Ever wish you had a picture of what’s going on inside your brain at night?
The Zeo Sleep Manager, a headband capable of reading brainwaves and transmitting the data to a smartphone or beside monitor, came on the scene in 2009 equipped to give you just such a picture and offer tips on how to improve your sleep. But last week Zeo, Inc., creator of the Zeo Sleep Manager, went belly up.
The announcement took me by surprise. Zeo had loads of satisfied customers.
“Works like a dream.” “It’s made a massive difference in my quality of life.” “Using the Zeo, I began to establish better sleeping habits, resting more soundly and getting something closer to a healthy night’s sleep.”
To Buy or Not to Buy
I came close to buying a Zeo myself. When sleep is a problem—and for me it has been over the years—it’s natural to wonder about the causes. Is it that I’m not getting any deep sleep? Just how many times am I actually waking up?

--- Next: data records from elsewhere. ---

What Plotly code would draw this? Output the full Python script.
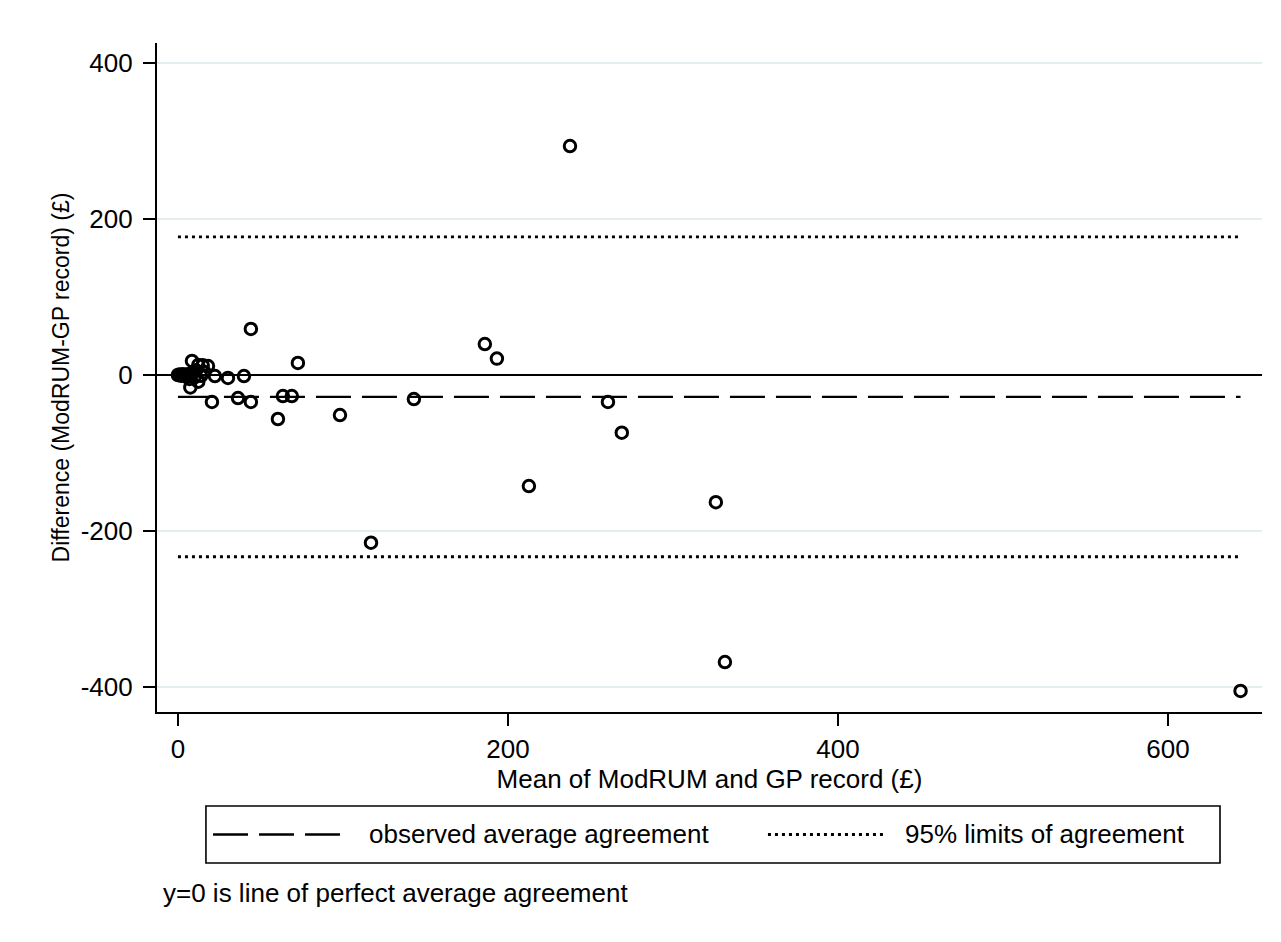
import plotly.graph_objects as go

# Bland-Altman data: mean of ModRUM and GP record (x) vs difference (y)
mean_cost = [237.6, 44.2, 186.0, 193.3, 72.7, 143.0, 98.2, 60.6, 260.6, 269.0,
             212.7, 117.0, 326.0, 331.5, 644.0, 36.4, 44.2, 40.0, 30.3, 63.6,
             69.0, 20.6, 22.4, 18.2, 15.0, 8.5, 12.3, 7.5, 12.3,
             0.0, 1.0, 2.0, 3.0, 4.0, 5.0, 6.0, 7.0, 9.0, 10.0, 11.0, 14.0, 16.0]
diff_cost = [293.5, 59.0, 39.7, 21.0, 15.4, -30.8, -51.3, -56.4, -34.6, -74.0,
             -142.3, -215.0, -163.0, -368.0, -405.0, -29.5, -34.6, -1.3, -3.8, -27.0,
             -27.0, -34.6, -1.3, 11.5, 12.5, 18.0, 12.8, -16.0, -8.6,
             0.0, 0.5, -1.0, 1.0, 0.0, -2.0, 1.0, -5.0, 3.0, -3.0, 6.0, -1.0, 4.0]

mean_diff = -28.0
loa_upper = 177.0
loa_lower = -233.0

x_ticks = [0, 200, 400, 600]
y_ticks = [-400, -200, 0, 200, 400]
y_tick_labels = ["-400", "-200", "0", "200", "400"]

legend_labels = ["observed average agreement", "95% limits of agreement"]
note_text = "y=0 is line of perfect average agreement"
x_title = "Mean of ModRUM and GP record (£)"
y_title = "Difference (ModRUM-GP record) (£)"

FONT = "Arial, Liberation Sans, sans-serif"
FS = 26

xmin, xmax = min(mean_cost), max(mean_cost)

fig = go.Figure()

# mean difference line
fig.add_trace(go.Scatter(x=[xmin, xmax], y=[mean_diff, mean_diff], mode="lines",
                         line=dict(color="black", width=2.4, dash="35px,11px"),
                         showlegend=False, hoverinfo="skip"))
# limits of agreement
for v in (loa_upper, loa_lower):
    fig.add_trace(go.Scatter(x=[xmin, xmax], y=[v, v], mode="lines",
                             line=dict(color="black", width=2.8, dash="3px,4px"),
                             showlegend=False, hoverinfo="skip"))
# points
fig.add_trace(go.Scatter(x=mean_cost, y=diff_cost, mode="markers",
                         marker=dict(symbol="circle-open", size=11.5, color="black",
                                     line=dict(color="black", width=3)),
                         showlegend=False))

# manual legend (Stata style)
box_x0, box_x1 = 0.0443, 0.962
box_y0, box_y1 = -0.2257, -0.1405
ly = (box_y0 + box_y1) / 2
fig.add_shape(type="rect", xref="paper", yref="paper", x0=box_x0, x1=box_x1,
              y0=box_y0, y1=box_y1, line=dict(color="black", width=1.6))
fig.add_shape(type="line", xref="paper", yref="paper", x0=0.0507, x1=0.1656, y0=ly, y1=ly,
              line=dict(color="black", width=2.4, dash="35px,11px"))
fig.add_shape(type="line", xref="paper", yref="paper", x0=0.5529, x1=0.6588, y0=ly, y1=ly,
              line=dict(color="black", width=2.8, dash="3px,4px"))
fig.add_annotation(xref="paper", yref="paper", x=0.1900, y=ly, text=legend_labels[0],
                   showarrow=False, xanchor="left", yanchor="middle",
                   font=dict(family=FONT, size=FS, color="black"))
fig.add_annotation(xref="paper", yref="paper", x=0.6751, y=ly, text=legend_labels[1],
                   showarrow=False, xanchor="left", yanchor="middle",
                   font=dict(family=FONT, size=FS, color="black"))
fig.add_annotation(xref="paper", yref="paper", x=0.004, y=-0.2706, text=note_text,
                   showarrow=False, xanchor="left", yanchor="middle",
                   font=dict(family=FONT, size=FS, color="black"))

fig.update_layout(
    width=1281, height=942, autosize=False,
    margin=dict(l=149, r=27, t=35, b=238),
    paper_bgcolor="white", plot_bgcolor="white",
    font=dict(family=FONT, size=FS, color="black"),
    showlegend=False,
)
fig.update_xaxes(range=[-12.7, 657], tickvals=x_ticks, ticks="outside", ticklen=12,
                 tickwidth=2.2, tickcolor="black", showline=True, linecolor="black",
                 linewidth=2.2, showgrid=False, zeroline=False,
                 ticklabelstandoff=1,
                 title=dict(text=x_title, standoff=0, font=dict(family=FONT, size=FS)))
fig.update_yaxes(range=[-432, 425.6], tickvals=y_ticks, ticktext=y_tick_labels,
                 ticks="outside", ticklen=12,
                 tickwidth=2.2, tickcolor="black", showline=True, linecolor="black",
                 linewidth=2.2, showgrid=True, gridcolor="#e4eef0", gridwidth=2.2,
                 zeroline=True, zerolinecolor="black", zerolinewidth=2.4,
                 ticklabelstandoff=5,
                 title=dict(text=y_title, standoff=5, font=dict(family=FONT, size=23)))

fig.write_html("out.html")
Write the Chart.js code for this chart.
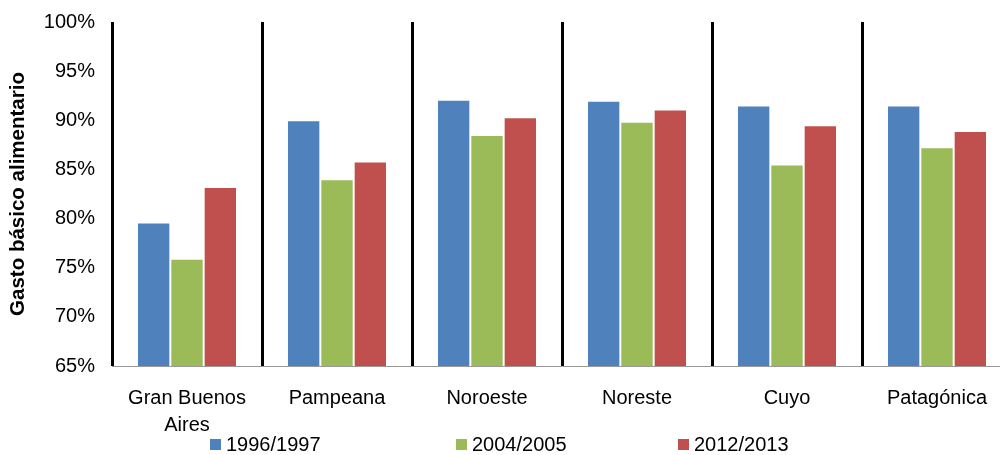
<!DOCTYPE html>
<html>
<head>
<meta charset="utf-8">
<script src="https://cdn.jsdelivr.net/npm/chart.js@4/dist/chart.umd.min.js"></script>
<style>
    html, body { margin: 0; padding: 0; background: #fff; overflow: hidden; }
    #wrap { width: 1012px; height: 455px; }
</style>
</head>
<body>
<div id="wrap"><canvas id="gastoChart" width="1012" height="455"></canvas></div>
<script>
// regiones y valores (% del gasto)
const regiones = [["Gran Buenos", "Aires"], "Pampeana", "Noroeste", "Noreste", "Cuyo", "Patagónica"];
const periodos = ["1996/1997", "2004/2005", "2012/2013"];
const serie1996 = [79.6, 90.0, 92.1, 92.0, 91.5, 91.5];
const serie2004 = [75.9, 84.0, 88.5, 89.85, 85.5, 87.25];
const serie2012 = [83.2, 85.8, 90.3, 91.1, 89.5, 88.9];
const colores = ["#4F81BD", "#9BBB59", "#C0504D"];

const fuente = "'Liberation Sans', Arial, Helvetica, sans-serif";

// leyenda dibujada a mano, con el espaciado ancho del original
const leyendaX = [210, 456, 678];
const leyendaPlugin = {
    id: "leyendaExcel",
    afterDraw(chart) {
        const ctx = chart.ctx;
        ctx.save();
        ctx.font = "20px " + fuente;
        ctx.textBaseline = "middle";
        chart.data.datasets.forEach((ds, i) => {
            const x = leyendaX[i];
            const y = 444;
            ctx.fillStyle = ds.backgroundColor;
            ctx.fillRect(x, y - 5, 11, 11);
            ctx.fillStyle = "#000";
            ctx.fillText(ds.label, x + 16, y + 1);
        });
        ctx.restore();
    }
};

const series = [serie1996, serie2004, serie2012];
const datasets = periodos.map((p, i) => ({
    label: p,
    data: series[i],
    backgroundColor: colores[i],
    borderColor: "rgba(255,255,255,0.8)",
    borderWidth: 1,
    categoryPercentage: 0.667,
    barPercentage: 1.0
}));

const ctx = document.getElementById("gastoChart").getContext("2d");
new Chart(ctx, {
    type: "bar",
    data: { labels: regiones, datasets: datasets },
    options: {
        responsive: false,
        animation: false,
        layout: { padding: { top: 22, left: 0, right: 0, bottom: 0 } },
        plugins: {
            legend: { display: false },
            tooltip: { enabled: false }
        },
        scales: {
            x: {
                offset: true,
                grid: { display: true, offset: true, color: "#000", lineWidth: 3, drawTicks: false },
                border: { display: true, color: "#999", width: 1 },
                ticks: { color: "#000", font: { family: fuente, size: 20, lineHeight: 1.35 }, padding: 19, maxRotation: 0 },
                afterFit(scale) { scale.height = 89; }
            },
            y: {
                min: 65,
                max: 100,
                grid: { display: false, drawTicks: false },
                border: { display: false },
                ticks: {
                    stepSize: 5,
                    color: "#000",
                    font: { family: fuente, size: 20 },
                    padding: 17,
                    callback: v => v + "%"
                },
                title: {
                    display: true,
                    text: "Gasto básico alimentario",
                    color: "#000",
                    font: { family: fuente, size: 20.5, weight: "bold" },
                    padding: { top: 6, bottom: 0 }
                },
                afterFit(scale) {
                    scale.width = 112;
                    scale.paddingTop = 0;
                    scale.paddingBottom = 0;
                }
            }
        }
    },
    plugins: [leyendaPlugin]
});
</script>
</body>
</html>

The Zeo was affordable ($99 to $149) and the bar graphs it produced were colorful (I’m a sucker for colorful bar graphs!). At a sleep conference, I picked up a handout announcing the results of a study comparing the recording of brainwaves produced by the Zeo to those produced by polysomnography—the test you undergo in a sleep lab. The data recorded by the Zeo tracked closely with the data from the polysomnograms. So why not buy one and see what it could tell me about my sleep?
For starters, I was skeptical that the Zeo would be as accurate as claimed. The study cited above had only 10 subjects—none of them with sleep complaints. The Zeo might work fine for normal sleepers. But would it work for a person with insomnia?
I looked at customer reviews and saw that the Zeo worked like a charm for people whose sleep was basically OK to begin with. Their graphs showing sleep stages looked fairly normal, and the advice provided by Zeo—lower the temperature of your bedroom, keep your sleep on a regular schedule—enabled them to tweak their sleep so that it was sounder and gave them more energy. Sort of like runners who hire coaches to help them fine-tune their stride.
Another Kind of Experience
But insomniacs and people with other sleep problems often found the Zeo wanting. Accuracy was the biggest problem.
“Although I’m a 59-year-old insomniac,” one user complained, “the machine was giving me the “Z score” [a Zeo rating of overall sleep quality] of a 20-year-old olympic athlete!”
“I’ve had two medical sleep studies done,” another user wrote, “and have been diagnosed with minor sleep apnea. I wake up several times an hour, and Zeo is only sensitive to big wake ups, like getting out of bed to go to the bathroom. But there were a couple of instances where it didn’t even capture that.”
People also criticized the coaching component of the Zeo.
“Frankly,” wrote a third user, “all the advice can be compressed into a thin, 8-page ‘sleep hygiene’ booklet, condensed from any book on insomnia.”
Postmortems are blaming this company’s failure on several things: a poor business model, failing to explain the device to consumers, charging too much for replacement headbands, and more. But surely another factor in the demise of the Zeo is that for those of us most likely to have an interest in using it, it couldn’t do what we needed it to do.
Think twice about buying devices such as Fitbit, Lark and UP (which also have sleep tracking capabilities). They may be great at recording the number of steps you’ve taken and the calories you’ve burned. But they’re less sophisticated than the Zeo at showing what could be wrong with your sleep.